We’re still monitoring the above metrics and we can see the effect of the added complexity of the graph that’s being generated.

The cumulative relationships count, or added complexity, or coupling, is expected to follow an n² curve in the future. 2021 and 2022 figures show that we remained stable through a noticeable growth in complexity: still 0 undetermined versions, and very low time spent on dependency solving.
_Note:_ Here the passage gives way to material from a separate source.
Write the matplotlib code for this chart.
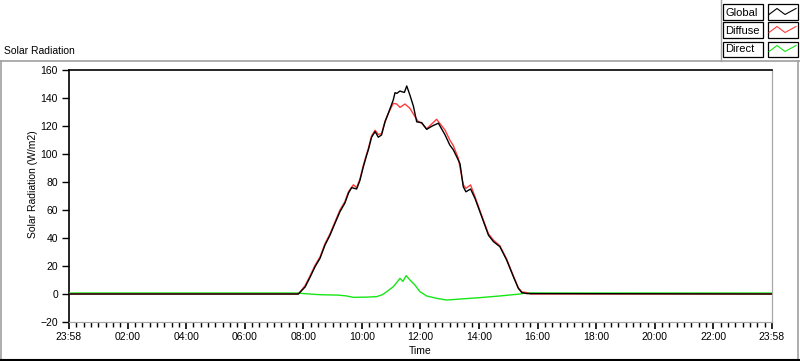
import matplotlib
matplotlib.use('Agg')
import matplotlib.pyplot as plt
from matplotlib.lines import Line2D
from matplotlib.patches import Rectangle
from matplotlib.ticker import MultipleLocator

plt.rcParams['font.family'] = ['Liberation Sans', 'DejaVu Sans']

# ---------------- data (hours after 23:58) ----------------
series_names = ["Global", "Diffuse", "Direct"]
series_colors = ["#000000", "#ff3b3b", "#16e616"]

global_t = [0, 7.83, 8.06, 8.23, 8.40, 8.57, 8.74, 8.91, 9.08, 9.25, 9.42, 9.54,
            9.65, 9.82, 9.93, 10.05, 10.16, 10.22, 10.33, 10.45, 10.56, 10.67,
            10.79, 10.90, 11.07, 11.13, 11.19, 11.30, 11.36, 11.45, 11.53, 11.64,
            11.76, 11.87, 12.04, 12.21, 12.40, 12.61, 12.84, 13.00, 13.12, 13.29,
            13.35, 13.46, 13.55, 13.71, 13.86, 14.09, 14.32, 14.49, 14.71, 14.94,
            15.17, 15.34, 15.46, 15.63, 24]
global_v = [0, 0, 5, 12, 19.5, 25.5, 35, 42, 50.5, 58.8, 65, 72,
            76, 75, 81, 91, 99, 103, 112, 116, 112, 113.6,
            123, 129, 138.6, 143.8, 143.3, 145, 144.5, 144, 148.6, 142,
            134, 123, 122.4, 117.6, 120, 122, 113.6, 106.4, 103, 95.7,
            93, 76.6, 73, 75, 68.3, 55.2, 42, 37.4, 33.8, 24.3,
            12.4, 4.0, 1, 0.3, 0]

diffuse_t = [0, 7.83, 8.06, 8.23, 8.40, 8.57, 8.74, 8.91, 9.08, 9.25, 9.42, 9.54,
             9.71, 9.82, 9.93, 10.05, 10.16, 10.22, 10.33, 10.45, 10.56, 10.67,
             10.79, 10.90, 11.07, 11.19, 11.30, 11.47, 11.64, 11.81, 11.93, 12.04,
             12.21, 12.55, 12.84, 13.00, 13.12, 13.29, 13.46, 13.55, 13.71, 13.86,
             14.09, 14.32, 14.49, 14.71, 14.94, 15.17, 15.34, 15.46, 15.63, 15.75, 24]
diffuse_v = [0, 0, 6, 13, 20.5, 26.5, 36, 43, 51.5, 60, 66, 73,
             78, 76, 82, 92, 100, 104, 113, 117, 114, 114.5,
             123.5, 129, 136.2, 135.7, 133.3, 135.7, 132.6, 126.7, 123, 122,
             118, 124.8, 117, 110, 106, 97, 78, 75.5, 77.9, 69.5,
             56, 43, 38.5, 34.5, 25, 13, 4.5, 1.5, 1, 0, 0]

direct_t = [0, 7.85, 8.0, 8.57, 9.2, 9.48, 9.71, 10.2, 10.5, 10.7, 10.85, 11.07,
            11.2, 11.3, 11.4, 11.51, 11.64, 11.81, 11.98, 12.21, 12.55, 12.89,
            13.1, 13.35, 14.03, 14.71, 15.4, 15.63, 15.8, 24]
direct_v = [0.7, 0.7, 0.3, -0.5, -0.8, -1.4, -2.4, -2.2, -1.9, -0.5, 1.7, 5.2,
            8.5, 11.2, 9, 13.1, 10, 6.4, 1.7, -1.4, -3.1, -4.3,
            -4.0, -3.6, -2.6, -1.4, 0, 0.9, 0.7, 0.7]

x_tick_pos = [0, 2, 4, 6, 8, 10, 12, 14, 16, 18, 20, 22, 24]
x_tick_labels = ["23:58", "02:00", "04:00", "06:00", "08:00", "10:00", "12:00",
                 "14:00", "16:00", "18:00", "20:00", "22:00", "23:58"]
y_ticks = [-20, 0, 20, 40, 60, 80, 100, 120, 140, 160]

title = "Solar Radiation"
y_label = "Solar Radiation (W/m2)"
x_label = "Time"

# ---------------- figure ----------------
W, H = 800, 361
fig = plt.figure(figsize=(8, 3.61), dpi=100)


def fx(px):
    return px / W


def fy(py):
    return 1 - py / H


ax = fig.add_axes([fx(69), fy(322), fx(772) - fx(69), fy(70) - fy(322)])

series = [(global_t, global_v), (diffuse_t, diffuse_v), (direct_t, direct_v)]
for i in [2, 1, 0]:
    t, v = series[i]
    ax.plot(t, v, color=series_colors[i], lw=1.0, zorder=3 + (2 - i))

ax.set_xlim(0, 24)
ax.set_ylim(-20, 160)
ax.set_yticks(y_ticks)
ax.set_xticks(x_tick_pos)
ax.set_xticklabels(x_tick_labels)
ax.xaxis.set_minor_locator(MultipleLocator(0.25))

for s in ['left', 'top']:
    ax.spines[s].set_color('black')
    ax.spines[s].set_linewidth(1.2)
for s in ['right', 'bottom']:
    ax.spines[s].set_color('#a8a8a8')
    ax.spines[s].set_linewidth(0.9)

ax.tick_params(axis='y', direction='out', length=5, width=1, pad=3,
               labelsize=7.5, colors='black')
ax.tick_params(axis='x', which='major', direction='out', length=5, width=1.2,
               pad=2, labelsize=7.5)
ax.tick_params(axis='x', which='minor', direction='out', length=3.5, width=1)

fig.text(fx(420.5), fy(351), x_label, ha='center', va='center', fontsize=7.5)
fig.text(fx(33), fy(184), y_label, ha='center', va='center', rotation=90,
         fontsize=7.5)
fig.text(fx(4), fy(51), title, ha='left', va='center', fontsize=7.5)

# panel border
gray = '#a0a0a0'
fig.add_artist(Line2D([0, 1], [fy(61), fy(61)], color=gray, lw=1.2,
                      transform=fig.transFigure))
fig.add_artist(Line2D([fx(0.7), fx(0.7)], [fy(61), fy(360)], color=gray, lw=1.2,
                      transform=fig.transFigure))
fig.add_artist(Line2D([fx(798), fx(798)], [fy(61), fy(360)], color=gray, lw=1.2,
                      transform=fig.transFigure))
fig.add_artist(Line2D([0, 1], [fy(360), fy(360)], color='black', lw=1.5,
                      transform=fig.transFigure))
fig.add_artist(Line2D([fx(720.5), fx(720.5)], [fy(0), fy(61)], color=gray, lw=1,
                      transform=fig.transFigure))

# legend
rows_y = [4.5, 22.5, 41.5]
box_h = 15
for name, col, y0 in zip(series_names, series_colors, rows_y):
    fig.add_artist(Rectangle((fx(723), fy(y0 + box_h)), fx(763) - fx(723),
                             fy(y0) - fy(y0 + box_h), fill=False, ec='black',
                             lw=0.9, transform=fig.transFigure))
    fig.add_artist(Rectangle((fx(767.5), fy(y0 + box_h)), fx(798) - fx(767.5),
                             fy(y0) - fy(y0 + box_h), fill=False, ec='black',
                             lw=0.9, transform=fig.transFigure))
    fig.text(fx(725), fy(y0 + box_h / 2 + 0.5), name, ha='left', va='center',
             fontsize=8)
    sx = [769, 777, 785, 796]
    sy = [y0 + 10, y0 + 4, y0 + 10, y0 + 4]
    fig.add_artist(Line2D([fx(a) for a in sx], [fy(b) for b in sy], color=col,
                          lw=0.8, transform=fig.transFigure))

fig.savefig('out.png', dpi=100)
The capability to produce internal libraries got accelerated by setting a private package index. Before then we would need to go through calling our internal libraries directly on Github. As Github does not support python package indexing yet (roadmap item is still open: https://github.com/github/roadmap/issues/94), we would need to require pre-determined versions of our private packages. This is a heavy coupling as if A requires B, B requires C, and A also requires C, you need to match versions exactly. Enabling a private package index removed these constraints.

The future

Our main objectives are met:

we get an exhaustive list of packages that are going to be installed, which guarantees reproducibility,
we have improved the developer experience,
we can upgrade a lot faster

Some services still rely on a long list of dependencies, which might affect the build time negatively. Our explorations are, and they’re not exclusive, splitting the services even further and leveraging a layered set of requirements:

split them and install them as “extra” (see https://peps.python.org/pep-0508/)
split them by frequency of upgrades. This is particularly relevant when you build docker images. Basically, some ML models are tied to the version of the library, so we don’t need to upgrade them as often. These could be gathered in a set of requirements, and the ones that need to be updated more frequently can be gathered in another set of requirements. By installing them in two (or more) steps in a docker build, you can leverage the docker cache and have a faster build.

As we’ve reached stability and we can safely scale, we can now look into richer features in package managers.